Sunday, September 28, 2008

Gygax and the old school

In the very first issue of the APAzine Alarums & Excursions, Mark Swanson wrote that he subscribed to a simple slogan — "D&D is too important to leave to Gary Gygax." A&E started in June 1975, the very infancy of the hobby, before even The Dragon made an appearance. Swanson was describing his differences with the way spells worked in the OD&D rules as described by Gygax, but he definitely hit on one of the points I want to explore.

For the curious, Gygax responded to Swanson in a letter published in A&E #2, and quite heartily agreed. It's important to remember that Gygax was not held in the kind of regard that he has been by latter-day followers; he was a designer who had released a game, and while other hobbyists were enthusiastic about it, they were also frequently perplexed by or in outright disapproval of the rules as originally presented in the "three little booklets". On the whole, Gygax's treatment of magic seemed to garner the most controversy. Very few contributors to A&E responded positively to the quasi-Vancian system presented in OD&D, or any of its possible permutations.

In a broader sense, I think that Gygax needs to be taken with a healthy grain of salt in the old school community. Obviously we owe the man a tremendous debt of gratitude for his design, and I think his philosophy of dungeon exploration games contains a lot of things that are worth taking to heart. But there are two caveats here. First, Gygax's interpretation is just one take — whether it's in the 1974 OD&D rules set or not. Second, he was a normal person and his interpretations changed a lot over the years, like anyone's ought to. The more imperious Gygax of the 1979 DMG and the years to follow was not exactly the same as the one who had been just another gamer a few years earlier, and when he explained his philosophy and ran games for people in his twilight years (certainly too few) they reflected a different level of maturity and perspective. In the very early days, most gamers knew little about Gygax's intent beyond the sketches presented in OD&D and Supplement I: Greyhawk.

For these reasons, I think it's important to consider Gygax's approach to gaming less as the gospel truth and more as one of several valid approaches that exist for gamers interested in the old school. While there is a definite tendency in the old school community today to stress Gygax's work and approach, I think it should be taken like any other part of D&D history — the good should be used for what it is and the bad left behind, with "good" and "bad" being what's good for your game. If Gygax happened to have a few more hits and a few less misses than most designers, all the better. But nothing Gary Gygax ever said should stand in the way of you running your game the way you best see fit. And Gary would've stood behind that statement all the way.


  1. Exactly. Precisely.

    In an article I wrote about 15 years ago for Shadis, I noted that one of the reasons why OD&D worked was because it didn't - that is to say, there were enough things that needed interpretation in the original rules that referees had to come up with their own ideas of how things were supposed to be done.

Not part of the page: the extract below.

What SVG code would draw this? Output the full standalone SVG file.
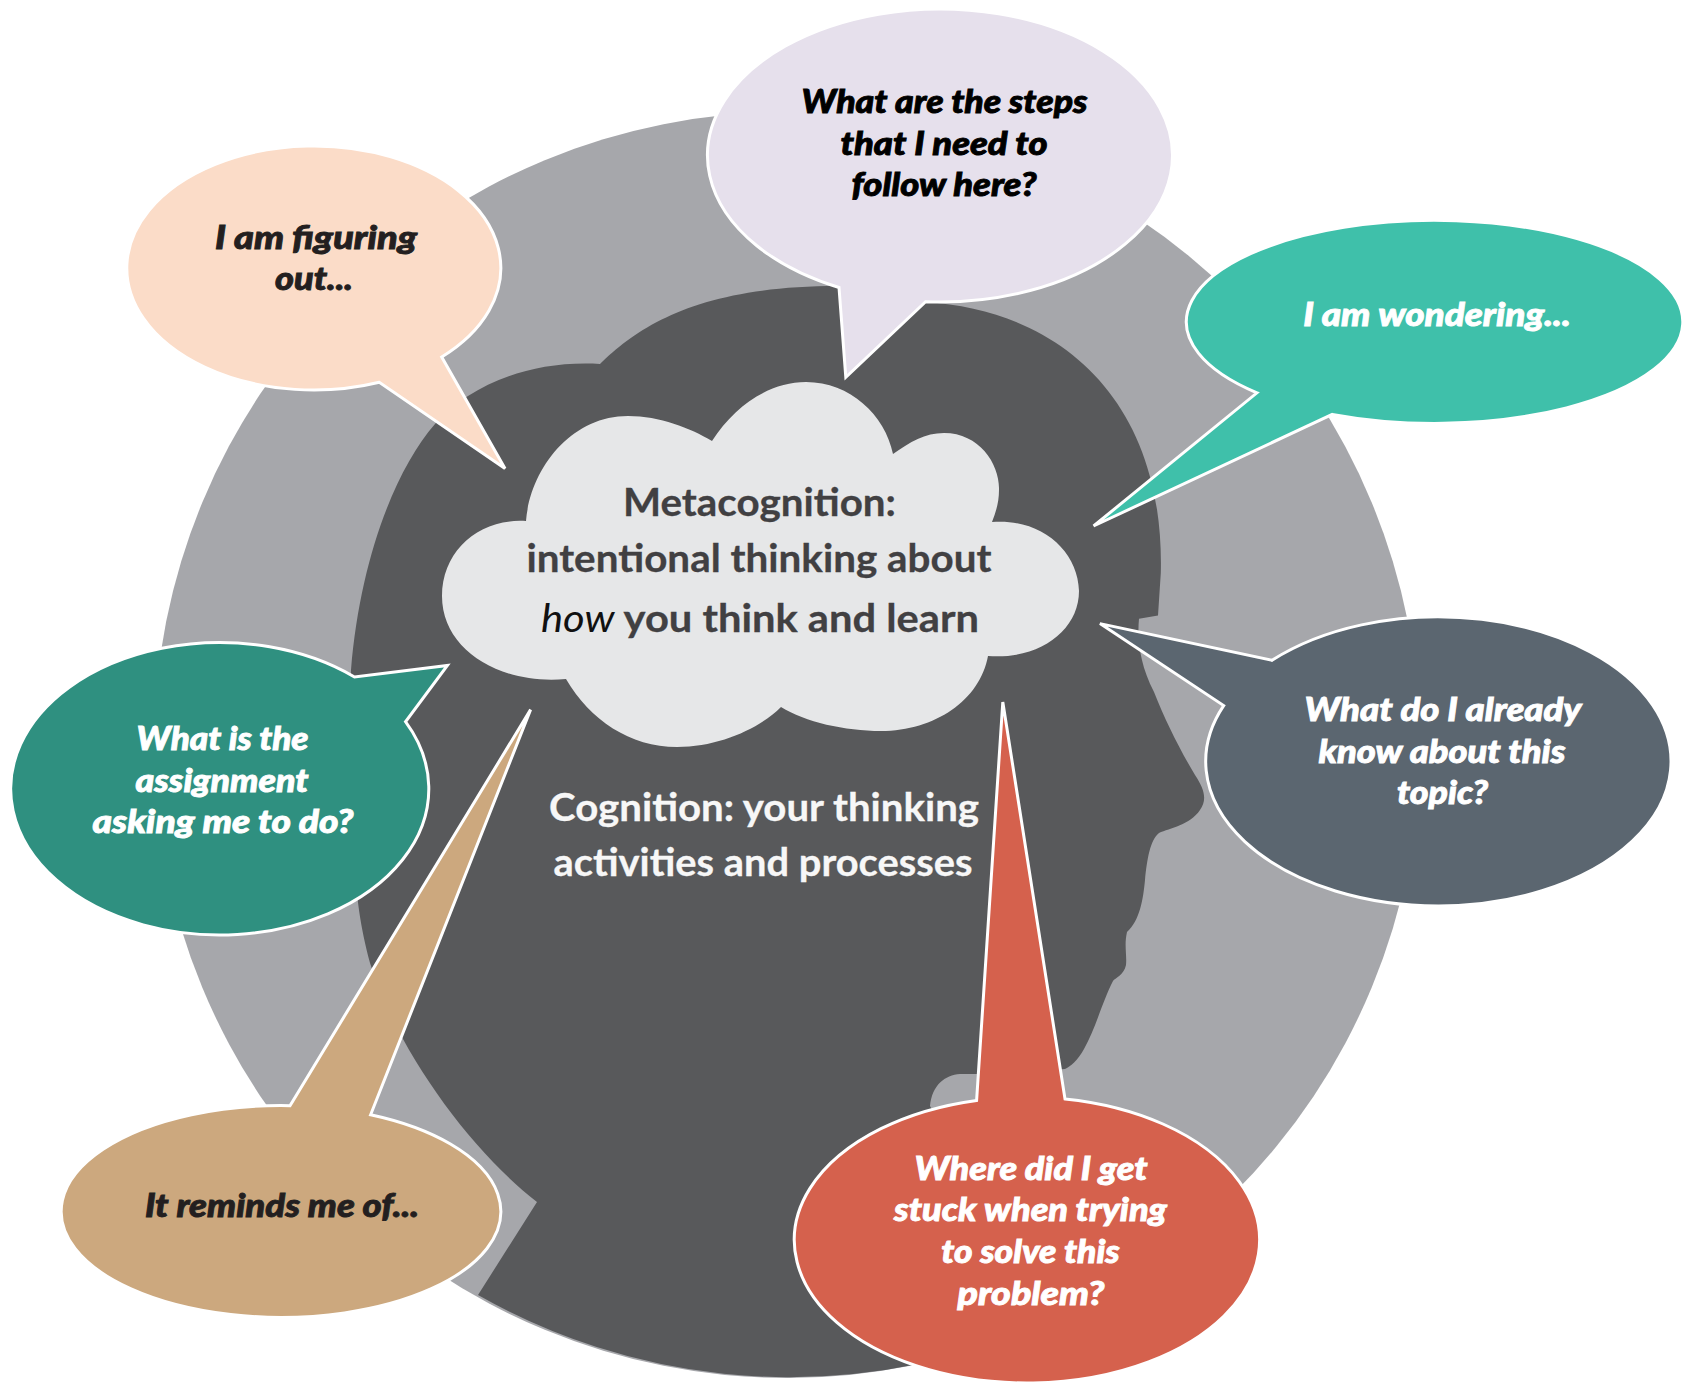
<svg xmlns="http://www.w3.org/2000/svg" width="1685" height="1383" viewBox="0 0 1685 1383">
<style>
.b{stroke:#fff;stroke-width:3;stroke-linejoin:miter}
.q{font-family:"Lato","Liberation Sans",sans-serif;font-weight:900;font-style:italic;font-size:33px;text-anchor:middle;stroke-width:.9}
.c{font-family:"Lato","Liberation Sans",sans-serif;font-weight:700;font-size:39px;text-anchor:middle;stroke-width:.3}
.w{fill:#fff;stroke:#fff}.k{fill:#000;stroke:#000}.d{fill:#231f20;stroke:#231f20}
.l{fill:#f7f7f7;stroke:#f7f7f7}.g{fill:#414042;stroke:#414042}
</style>
<rect width="1685" height="1383" fill="#fff"/>
<g id="outer-circle"><circle cx="787" cy="745" r="633" fill="#a6a7ab"/></g>
<g id="head">
<path fill="#58595b" d="M478,1295 L537,1202 C470,1150 397,1050 370,963 C360,925 357,900 354,860 C350,780 350,720 351,670 C360,560 395,470 435,424 C470,385 530,360 600,364 C640,325 700,286 838,286 C880,286 905,292 925,302 C1060,310 1165,400 1160.8,573 L1158,615.6 L1139,618.7 C1137,640 1140,665 1154,692 C1165,720 1180,750 1195,775 C1205,790 1207,800 1200,810 C1190,825 1170,828 1159,833 C1150,840 1147,860 1145,880 C1143,900 1140,920 1127,932 C1124,945 1127,955 1126,965 C1124,975 1115,978 1113,981 C1103,1000 1095,1030 1084,1049 C1078,1060 1070,1067 1065,1069 L1000,1074 L960,1074 C945,1075 932,1085 930,1106 L935,1115 L980,1348 A633,633 0 0 1 478,1295 Z"/>
<text class="c l" x="764" y="821" textLength="430" lengthAdjust="spacingAndGlyphs">Cognition: your thinking</text>
<text class="c l" x="763" y="876" textLength="419" lengthAdjust="spacingAndGlyphs">activities and processes</text>
</g>
<g id="cloud">
<path fill="#e6e7e8" d="M526,521 C530,470 570,416 628,416 C660,416 690,428 712,441 C735,405 770,382 806,382 C850,382 885,415 893,454 C910,442 925,433 944,433 C980,433 1000,465 999,490 C999,502 996,512 992,522 C1040,518 1078,550 1079,591 C1079,630 1040,660 988,656 C980,700 935,731 881,731 C845,731 805,722 781,707 C760,728 720,747 677,747 C630,747 590,720 566,679 C500,685 442,650 442,596 C442,550 480,518 526,521 Z"/>
<text class="c g" x="759.5" y="516" textLength="273" lengthAdjust="spacingAndGlyphs">Metacognition:</text>
<text class="c g" x="759" y="572" textLength="465" lengthAdjust="spacingAndGlyphs">intentional thinking about</text>
<text class="c g" x="760" y="632" textLength="438" lengthAdjust="spacingAndGlyphs"><tspan font-style="italic" font-weight="400" style="fill:#111;stroke:none">how</tspan> you think and learn</text>
</g>
<g id="bubble-figuring">
<path class="b" fill="#fbdcc8" d="M441.7,357 A187,122 0 1 0 379.3,382.27 L505,468.5 Z"/>
<text class="q d" x="316" y="248.5" textLength="202" lengthAdjust="spacingAndGlyphs">I am figuring</text>
<text class="q d" x="314" y="290" textLength="78" lengthAdjust="spacingAndGlyphs">out...</text>
</g>
<g id="bubble-steps">
<path class="b" fill="#e6e0ec" d="M925.6,301.72 A232.5,146.5 0 1 0 839,287.46 L845.8,377.3 Z"/>
<text class="q k" x="944.5" y="112.5" textLength="286" lengthAdjust="spacingAndGlyphs">What are the steps</text>
<text class="q k" x="944" y="154.5" textLength="207" lengthAdjust="spacingAndGlyphs">that I need to</text>
<text class="q k" x="944" y="195.5" textLength="185" lengthAdjust="spacingAndGlyphs">follow here?</text>
</g>
<g id="bubble-wondering">
<path class="b" fill="#3fc0aa" d="M1332.3,414.37 A248.2,101.55 0 1 0 1257,392.79 L1093.6,526 Z"/>
<text class="q w" x="1437" y="326" textLength="267.5" lengthAdjust="spacingAndGlyphs">I am wondering...</text>
</g>
<g id="bubble-know">
<path class="b" fill="#5b6670" d="M1223.7,705.6 A232.65,144.55 0 1 0 1272,660.29 L1100,623.6 Z"/>
<text class="q w" x="1443" y="721.3" textLength="277" lengthAdjust="spacingAndGlyphs">What do I already</text>
<text class="q w" x="1442" y="763" textLength="247" lengthAdjust="spacingAndGlyphs">know about this</text>
<text class="q w" x="1442.5" y="804" textLength="91" lengthAdjust="spacingAndGlyphs">topic?</text>
</g>
<g id="bubble-assignment">
<path class="b" fill="#2f9080" d="M354.5,677.03 A209.05,146.2 0 1 0 405.5,721.73 L447.4,665.5 Z"/>
<text class="q w" x="222.5" y="750" textLength="172" lengthAdjust="spacingAndGlyphs">What is the</text>
<text class="q w" x="222" y="791.6" textLength="173" lengthAdjust="spacingAndGlyphs">assignment</text>
<text class="q w" x="223" y="833" textLength="261" lengthAdjust="spacingAndGlyphs">asking me to do?</text>
</g>
<g id="bubble-reminds">
<path class="b" fill="#cca87e" d="M290,1105.69 A219.8,105.9 0 1 0 370.6,1114.8 L530.6,709.6 Z"/>
<text class="q d" x="282" y="1216.5" textLength="274" lengthAdjust="spacingAndGlyphs">It reminds me of...</text>
</g>
<g id="bubble-stuck">
<path class="b" fill="#d5614d" d="M976.6,1100.4 A232.65,143 0 1 0 1065,1098.94 L1002.8,702 Z"/>
<text class="q w" x="1031" y="1179.5" textLength="233" lengthAdjust="spacingAndGlyphs">Where did I get</text>
<text class="q w" x="1030.5" y="1221" textLength="273" lengthAdjust="spacingAndGlyphs">stuck when trying</text>
<text class="q w" x="1030.5" y="1263" textLength="178.5" lengthAdjust="spacingAndGlyphs">to solve this</text>
<text class="q w" x="1031" y="1304.5" textLength="147" lengthAdjust="spacingAndGlyphs">problem?</text>
</g>
</svg>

    Along with all of that, Gygax was one of two designers - Dave Arneson had (and has) his own vision of how the game was to be played. And despite any lasting disputes over authorship, the original game also included the thinking of others in both their gaming groups. So from the start there were different ideas about how to play - and the game benefited from this. The value of A&E and The Wild Hunt and all the other fanzines is that by just existing, we've got fascinating ideas about what people were doing back then.

  2. Agreed 100% on the fanzine issue. I recently acquired photocopies, via Lee Gold, of the first 20 issues of A&E and they are absolutely amazing reading. A lot of what I write is going to be influenced as much by non-TSR textual artifacts of the early years as by the "official" material and the various reminiscences of TSR folks.

  3. D&D is too important to leave to anyone in my opinion.

  4. I definitely think interpretations and rulings (not rules) are at the heart of old-school gaming. More to the point, individual rulings. I miss the hell out of Gary, but if my games are left to anyone, its me and my group. And that's how it should be.